- **What to produce**
Return all the data below as it stands, minus the pictures.

────────

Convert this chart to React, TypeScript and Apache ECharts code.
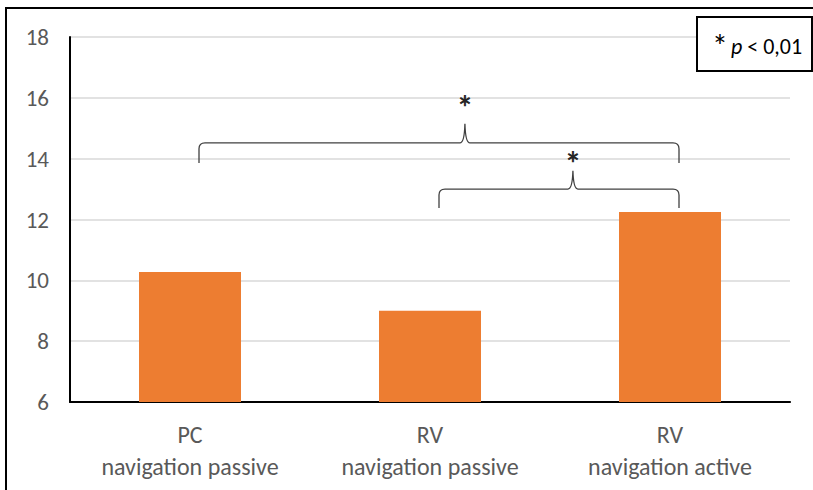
import React, { useEffect, useRef } from "react";
import * as echarts from "echarts";

const categories = ["PC\nnavigation passive", "RV\nnavigation passive", "RV\nnavigation active"];
const values = [10.27, 9.0, 12.25];
const yTicks = { min: 6, max: 18, interval: 2 };
// brackets: [fromCategory, toCategory, lineValue, endValue, peakValue, starValue, peakPosition(0..1 along bracket)]
const brackets = [
  [0, 2, 14.52, 13.86, 15.15, 15.93, 0.554],
  [1, 2, 13.0, 12.38, 13.6, 14.09, 0.558],
];
const legendText = "p < 0,01";

const FONT = "Carlito, 'Liberation Sans', Arial, sans-serif";

export default function App() {
  const ref = useRef<HTMLDivElement>(null);
  useEffect(() => {
    document.body.style.margin = "0";
    const chart = echarts.init(ref.current!, null, { renderer: "svg" });
    const option: any = {
      animation: false,
      backgroundColor: "#ffffff",
      grid: { left: 70, right: 23, top: 37, bottom: 88 },
      xAxis: {
        type: "category",
        data: categories,
        axisLine: { show: true, lineStyle: { color: "#000000", width: 2.2 } },
        axisTick: { show: false },
        axisLabel: {
          color: "#595959",
          fontSize: 24,
          fontFamily: FONT,
          lineHeight: 32,
          margin: 16,
          interval: 0,
        },
      },
      yAxis: {
        type: "value",
        min: yTicks.min,
        max: yTicks.max,
        interval: yTicks.interval,
        axisLine: { show: true, lineStyle: { color: "#000000", width: 2 } },
        axisTick: { show: false },
        axisLabel: { color: "#595959", fontSize: 23, fontFamily: FONT, margin: 21 },
        splitLine: { show: true, lineStyle: { color: "#d9d9d9", width: 1.5 } },
      },
      series: [
        {
          type: "bar",
          data: values,
          barWidth: "42.5%",
          itemStyle: { color: "#ED7D31" },
          z: 2,
        },
        {
          type: "custom",
          data: brackets,
          encode: { x: [0, 1], y: [2, 3, 4, 5] },
          z: 5,
          renderItem: (params: any, api: any) => {
            const off = 9;
            const a = api.coord([api.value(0), api.value(2)]);
            const b = api.coord([api.value(1), api.value(2)]);
            const x1 = a[0] + off;
            const x2 = b[0] + off;
            const yL = a[1];
            const yE = api.coord([api.value(0), api.value(3)])[1];
            const yP = api.coord([api.value(0), api.value(4)])[1];
            const yS = api.coord([api.value(0), api.value(5)])[1];
            const xm = x1 + (x2 - x1) * api.value(6);
            const r = 6;
            const d =
              `M${x1},${yE} L${x1},${yL + r} Q${x1},${yL} ${x1 + r},${yL} ` +
              `L${xm - 5},${yL} Q${xm - 0.5},${yL} ${xm},${yP} Q${xm + 0.5},${yL} ${xm + 5},${yL} ` +
              `L${x2 - r},${yL} Q${x2},${yL} ${x2},${yL + r} L${x2},${yE}`;
            return {
              type: "group",
              children: [
                {
                  type: "path",
                  shape: { pathData: d },
                  style: { fill: "none", stroke: "#404040", lineWidth: 1.3 },
                },
                {
                  type: "text",
                  x: xm,
                  y: yS + 8,
                  style: {
                    text: "*",
                    fill: "#262626",
                    font: `bold 34px ${FONT}`,
                    align: "center",
                    verticalAlign: "middle",
                  },
                },
              ],
            };
          },
        },
      ],
      graphic: [
        {
          type: "line",
          shape: { x1: 6, y1: 8, x2: 6, y2: 490 },
          style: { stroke: "#000000", lineWidth: 2 },
        },
        {
          type: "line",
          shape: { x1: 5, y1: 8, x2: 813, y2: 8 },
          style: { stroke: "#000000", lineWidth: 2 },
        },
        {
          type: "rect",
          shape: { x: 697, y: 17, width: 115, height: 54 },
          style: { fill: "#ffffff", stroke: "#000000", lineWidth: 2 },
          z: 10,
        },
        {
          type: "text",
          x: 720,
          y: 46,
          z: 11,
          style: {
            text: "*",
            fill: "#000000",
            font: `32px ${FONT}`,
            align: "center",
            verticalAlign: "middle",
          },
        },
        {
          type: "text",
          x: 731,
          y: 46,
          z: 11,
          style: {
            text: "{i|p} " + legendText.slice(2),
            fill: "#000000",
            font: `22px ${FONT}`,
            align: "left",
            verticalAlign: "middle",
            rich: {
              i: { fontStyle: "italic", fontSize: 22, fontFamily: FONT, fill: "#000000" },
            },
          },
        },
      ],
    };
    chart.setOption(option);
    return () => chart.dispose();
  }, []);
  return <div ref={ref} style={{ width: 813, height: 490 }} />;
}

────────

- **Worked answer**
Convert this chart to React, TypeScript and Apache ECharts code.
import React, { useEffect, useRef } from "react";
import * as echarts from "echarts";

const categories = ["PC\nnavigation passive", "RV\nnavigation passive", "RV\nnavigation active"];
const values = [10.27, 9.0, 12.25];
const yTicks = { min: 6, max: 18, interval: 2 };
// brackets: [fromCategory, toCategory, lineValue, endValue, peakValue, starValue, peakPosition(0..1 along bracket)]
const brackets = [
  [0, 2, 14.52, 13.86, 15.15, 15.93, 0.554],
  [1, 2, 13.0, 12.38, 13.6, 14.09, 0.558],
];
const legendText = "p < 0,01";

const FONT = "Carlito, 'Liberation Sans', Arial, sans-serif";

export default function App() {
  const ref = useRef<HTMLDivElement>(null);
  useEffect(() => {
    document.body.style.margin = "0";
    const chart = echarts.init(ref.current!, null, { renderer: "svg" });
    const option: any = {
      animation: false,
      backgroundColor: "#ffffff",
      grid: { left: 70, right: 23, top: 37, bottom: 88 },
      xAxis: {
        type: "category",
        data: categories,
        axisLine: { show: true, lineStyle: { color: "#000000", width: 2.2 } },
        axisTick: { show: false },
        axisLabel: {
          color: "#595959",
          fontSize: 24,
          fontFamily: FONT,
          lineHeight: 32,
          margin: 16,
          interval: 0,
        },
      },
      yAxis: {
        type: "value",
        min: yTicks.min,
        max: yTicks.max,
        interval: yTicks.interval,
        axisLine: { show: true, lineStyle: { color: "#000000", width: 2 } },
        axisTick: { show: false },
        axisLabel: { color: "#595959", fontSize: 23, fontFamily: FONT, margin: 21 },
        splitLine: { show: true, lineStyle: { color: "#d9d9d9", width: 1.5 } },
      },
      series: [
        {
          type: "bar",
          data: values,
          barWidth: "42.5%",
          itemStyle: { color: "#ED7D31" },
          z: 2,
        },
        {
          type: "custom",
          data: brackets,
          encode: { x: [0, 1], y: [2, 3, 4, 5] },
          z: 5,
          renderItem: (params: any, api: any) => {
            const off = 9;
            const a = api.coord([api.value(0), api.value(2)]);
            const b = api.coord([api.value(1), api.value(2)]);
            const x1 = a[0] + off;
            const x2 = b[0] + off;
            const yL = a[1];
            const yE = api.coord([api.value(0), api.value(3)])[1];
            const yP = api.coord([api.value(0), api.value(4)])[1];
            const yS = api.coord([api.value(0), api.value(5)])[1];
            const xm = x1 + (x2 - x1) * api.value(6);
            const r = 6;
            const d =
              `M${x1},${yE} L${x1},${yL + r} Q${x1},${yL} ${x1 + r},${yL} ` +
              `L${xm - 5},${yL} Q${xm - 0.5},${yL} ${xm},${yP} Q${xm + 0.5},${yL} ${xm + 5},${yL} ` +
              `L${x2 - r},${yL} Q${x2},${yL} ${x2},${yL + r} L${x2},${yE}`;
            return {
              type: "group",
              children: [
                {
                  type: "path",
                  shape: { pathData: d },
                  style: { fill: "none", stroke: "#404040", lineWidth: 1.3 },
                },
                {
                  type: "text",
                  x: xm,
                  y: yS + 8,
                  style: {
                    text: "*",
                    fill: "#262626",
                    font: `bold 34px ${FONT}`,
                    align: "center",
                    verticalAlign: "middle",
                  },
                },
              ],
            };
          },
        },
      ],
      graphic: [
        {
          type: "line",
          shape: { x1: 6, y1: 8, x2: 6, y2: 490 },
          style: { stroke: "#000000", lineWidth: 2 },
        },
        {
          type: "line",
          shape: { x1: 5, y1: 8, x2: 813, y2: 8 },
          style: { stroke: "#000000", lineWidth: 2 },
        },
        {
          type: "rect",
          shape: { x: 697, y: 17, width: 115, height: 54 },
          style: { fill: "#ffffff", stroke: "#000000", lineWidth: 2 },
          z: 10,
        },
        {
          type: "text",
          x: 720,
          y: 46,
          z: 11,
          style: {
            text: "*",
            fill: "#000000",
            font: `32px ${FONT}`,
            align: "center",
            verticalAlign: "middle",
          },
        },
        {
          type: "text",
          x: 731,
          y: 46,
          z: 11,
          style: {
            text: "{i|p} " + legendText.slice(2),
            fill: "#000000",
            font: `22px ${FONT}`,
            align: "left",
            verticalAlign: "middle",
            rich: {
              i: { fontStyle: "italic", fontSize: 22, fontFamily: FONT, fill: "#000000" },
            },
          },
        },
      ],
    };
    chart.setOption(option);
    return () => chart.dispose();
  }, []);
  return <div ref={ref} style={{ width: 813, height: 490 }} />;
}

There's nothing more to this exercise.